* _Exercise details_: Leave out the pictures and retype only the lines from the opening line to the line that holds "const yTicks = [0, 2, 4, 6, 8, 10];", both ends included.

* BEGIN *

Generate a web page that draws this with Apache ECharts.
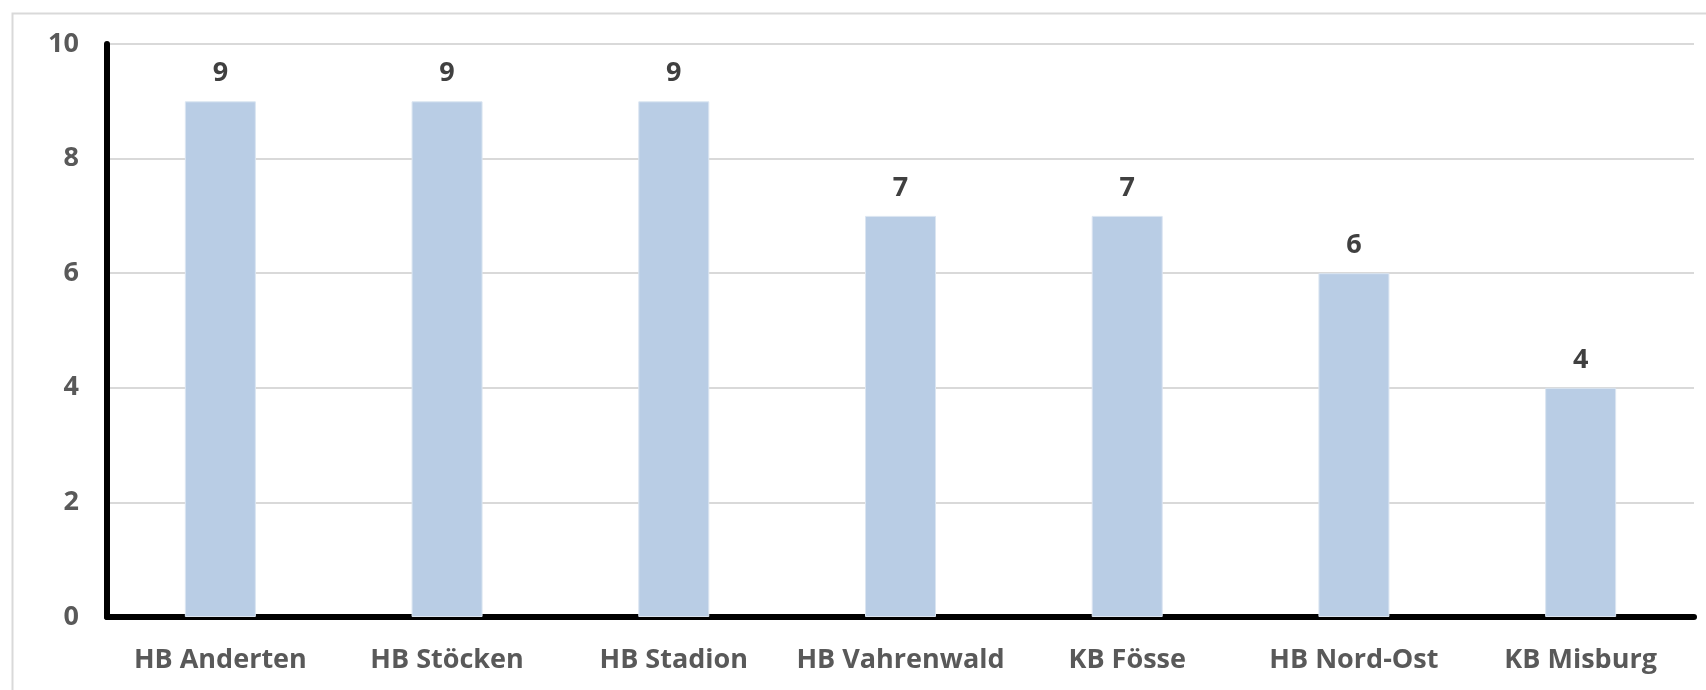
<!DOCTYPE html>
<html>
<head>
<meta charset="utf-8">
<script src="https://cdn.jsdelivr.net/npm/echarts@6/dist/echarts.min.js"></script>
<style>
  html, body { margin: 0; padding: 0; background: #ffffff; }
  #chart { width: 1706px; height: 690px; }
</style>
</head>
<body>
<div id="chart"></div>
<script>
// Stationen und Anzahl
const categories = ['HB Anderten', 'HB Stöcken', 'HB Stadion', 'HB Vahrenwald', 'KB Fösse', 'HB Nord-Ost', 'KB Misburg'];
const values = [9, 9, 9, 7, 7, 6, 4];
const yTicks = [0, 2, 4, 6, 8, 10];

const FONT = '"Open Sans", "Noto Sans", sans-serif';

const chart = echarts.init(document.getElementById('chart'), null, { renderer: 'canvas' });

chart.setOption({
  backgroundColor: '#ffffff',
  animation: false,
  graphic: [{
    // outer chart frame
    type: 'rect',
    left: 10, top: 11,
    shape: { width: 1720, height: 700 },
    style: { fill: 'none', stroke: '#d9d9d9', lineWidth: 2 },
    silent: true
  }],
  grid: { left: 107, right: 12, top: 44, bottom: 73, containLabel: false },
  xAxis: {
    type: 'category',
    data: categories,
    axisLine: { show: true, lineStyle: { color: '#000000', width: 6 } },
    axisTick: { show: false },
    axisLabel: {
      color: '#595959', fontFamily: FONT, fontWeight: 'bold', fontSize: 27,
      margin: 30, interval: 0
    },
    splitLine: { show: false }
  },
  yAxis: {
    type: 'value',
    min: yTicks[0],
    max: yTicks[yTicks.length - 1],
    interval: 2,
    axisLine: { show: true, lineStyle: { color: '#000000', width: 6 } },
    axisTick: { show: false },
    axisLabel: {
      color: '#595959', fontFamily: FONT, fontWeight: 'bold', fontSize: 27,
      margin: 28
    },
    splitLine: { show: true, lineStyle: { color: '#d9d9d9', width: 2 } }
  },
  series: [{
    type: 'bar',
    data: values,
    barWidth: 71,
    itemStyle: { color: '#b9cde5', borderColor: '#dbe5f1', borderWidth: 1 },
    label: {
      show: true, position: 'top', distance: 14,
      color: '#404040', fontFamily: FONT, fontWeight: 'bold', fontSize: 27
    }
  }]
});
</script>
</body>
</html>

* END *

* _Worked answer_:
Generate a web page that draws this with Apache ECharts.
<!DOCTYPE html>
<html>
<head>
<meta charset="utf-8">
<script src="https://cdn.jsdelivr.net/npm/echarts@6/dist/echarts.min.js"></script>
<style>
  html, body { margin: 0; padding: 0; background: #ffffff; }
  #chart { width: 1706px; height: 690px; }
</style>
</head>
<body>
<div id="chart"></div>
<script>
// Stationen und Anzahl
const categories = ['HB Anderten', 'HB Stöcken', 'HB Stadion', 'HB Vahrenwald', 'KB Fösse', 'HB Nord-Ost', 'KB Misburg'];
const values = [9, 9, 9, 7, 7, 6, 4];
const yTicks = [0, 2, 4, 6, 8, 10];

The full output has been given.